Friday, September 14, 2012

Groans

I've got a tickly throat... in fact I've had this annoying, steadily increasingly annoying, tickly throat for a week now and it's JUST starting to get the better of me..... Strepsils and Beechams Powders at the ready.

(hot toddy made with rum and I'm off to bed)

I've just been reminded of a story.... reminded by my own inability to spot a joke when it slaps me across my dumbfounded face.

Well, as a kid, I was a real gag machine.... a veritable joke magnet.  I was always buying, digesting and regurgitating joke books.  I had a good memory for jokes and I'm sorry to say that my ability to spin a yarn or remember any funny jokes really has deserted me as I get older.

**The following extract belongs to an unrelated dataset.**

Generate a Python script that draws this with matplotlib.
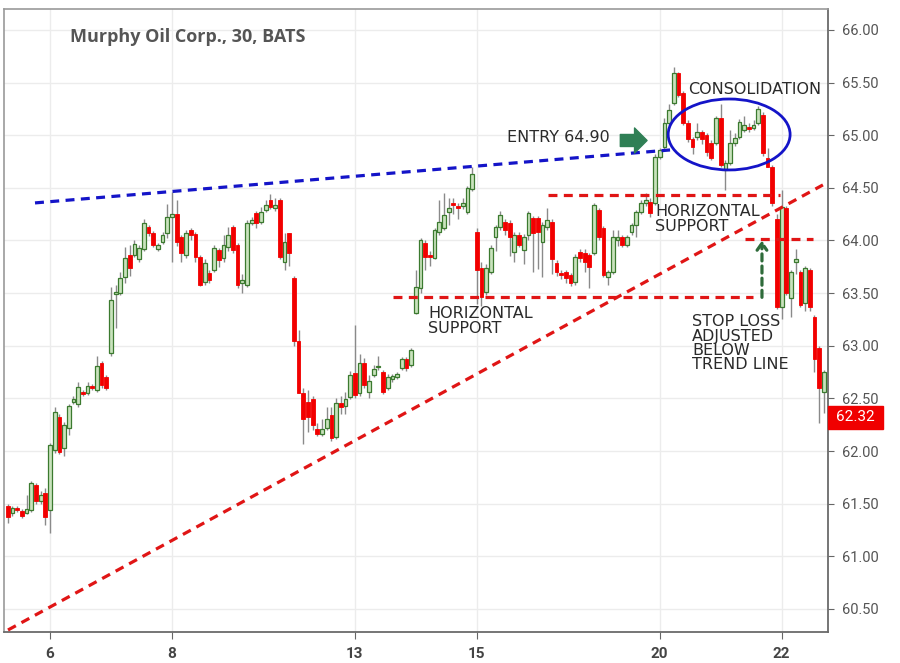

A few that I do remember are the silly childish ones like.....

Shall I tell you the joke about the pack of butter?  Oh no, you'll only spread it.

Want to hear the joke about the wheelie bin?  Oh no, it's rubbish.

Shall I tell you the joke about the broken pencil?  Oh no, there's no point.

you get the idea, right?

Well, there was a kid at our school, and to protect his identity, I'll just refer to him as "Ian"..... he wasn't the sharpest knife in the drawer and as kids do, we royally took the piss.

Well Ian always liked to hear a joke.... and it was a fair certainty that he'd laugh at any joke you told him, whether he understood it, or got it, or not.

In order to test this particular theory... someone, and I forget who, came up with a nonsensical joke to tell to Ian and see if he laughed.......

I can confirm that Ian did indeed laugh, and the joke was not in the least bit funny......  Sadly, I still remember the nonsense joke, and it does make me laugh.....

A boy walks into a baker's shop and asks "Have you got a blue loaf please?"  The baker replies "I'm sorry we've only got green loaves left" and the boy says "It's ok I've got my bike outside".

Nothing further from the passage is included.